Mississippi wildlife officials immediately implemented a CWD response plan, and a containment zone was established, centered on the location of the infected buck. A zonal-response operation was initiated that included CWD testing of deer within the containment zone. Mississippi is the 25th state to confirm the presence of the disease.
Wildlife officials from Louisiana were notified, and after consultation with neighboring states, biologists and veterinarians, Louisiana initiated its own CWD response plan. A Declaration of Emergency was approved, effective March 5, that all supplemental deer feeding was to immediately cease in East Carroll, Madison, and Tensas parishes, which abut the Mississippi River across from Issaquena County. About 600 square miles, or around 30 percent of Mississippi’s 1,964-square mile “Containment Zone” circle laps across the river and includes parts of all three parishes.

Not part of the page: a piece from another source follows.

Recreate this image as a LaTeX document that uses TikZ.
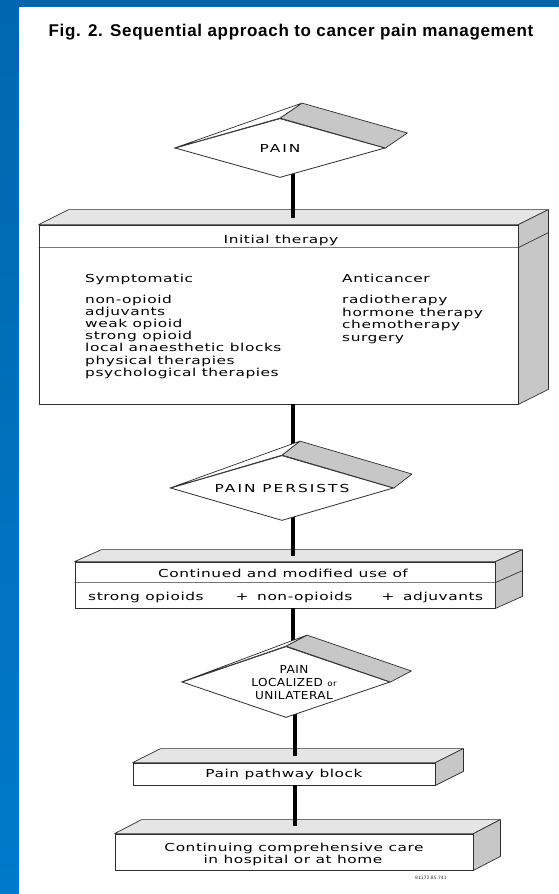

One major ramification of the two states establishing containment zones involves the banning of all supplemental feeding and mineral-station activities, not only within the “buffer zone” — a circle with a 25-mile radius — but across six entire Mississippi counties and three Louisiana parishes that have any overlap with the circle, no matter how small.
The Mississippi Department of Wildlife, Fisheries and Parks released a sample collection report on March 22. Of the almost 400 samples that have been collected in the six affected Mississippi counties between Oct. 1, 2017 and March 22, no additional CWD infection has been found. This is great news, but of course, testing will be continuing.
Is anybody happy?
I had a recent conversation with someone from Mississippi involved in the discussion about establishing the CWD response measures. He minced no words explaining to me that, in his opinion, supplemental feeding should have never been allowed in Mississippi in the first place. No sympathy whatsoever was expressed for hunters and landowners in the six counties that are being affected by the supplemental feeding ban.
Fortunate or not, supplemental feeding became legal a few years ago. The hunting public wanted it and called for it, and the Legislature passed it into law. When politics and science collide, as it did in this case, for every interested party that was pleased, there always seems to be another party that was displeased.
I recently had another very different conversation with a hunter/landowner whose hunting property in one of the six counties where supplemental feeding has been banned — but outside the buffer zone.
After the ban was instituted, the landowner called the MDWFP to ask why supplemental feeding was banned in his entire county when only a small sliver of the county was inside the 25-mile circle. The response he received was — and I’m paraphrasing here — the entire county was subject to the supplemental feeding ban because MDWFP couldn’t have “a containment boundary line running out through the middle of the woods.”
Exasperated, my friend hung up and rechecked the MDWFP Containment Zone map. What he found, to him, defied logic, as there were several highways and waterways that could have easily been used as boundary lines in his county. Hearing this, I set out to see what was going on. What I found also had me shaking my head in disbelief.
Devil in the details
I drew my own map showing the containment-zone circles in conjunction with the six affected counties.
Only 7 percent of Claiborne County falls inside the 25-mile circle, but the entire county is part of the supplemental-feeding ban. But the northwest corner of Copiah County is just 3 or 4 miles from the circle, but supplemental feeding isn’t banned there. Huh?
Only 22 percent of Hinds County falls inside the circle, but the entire county is included in the supplemental feeding ban. The head scratcher here is that the western end of Madison County is 2 miles or less from the circle, and none of the county is affected by the ban. Say what?
Last of all, only 15 percent of Yazoo County is inside the circle, but the entire county, extending 24 miles from the circle to the east side of I-55, is under the ban. Again, the southern edge of Madison County where it borders Yazoo County is within 2 miles of the circle, and Humphreys County to the north comes within about 6 miles of the circle, but neither county is part of the ban.
As the famous lawyer once said, “I rest my case.”
A better choice?
In Claiborne, Hinds and Yazoo counties, plenty of county and state roads — and several prominent rivers and streams — lie just outside the 25-mile buffer zone circle and could be used as easily describably boundary lines to tighten and shrink the footprint of the containment zone. Ease of enforcement, boundary-wise, could be balanced a little better with logic.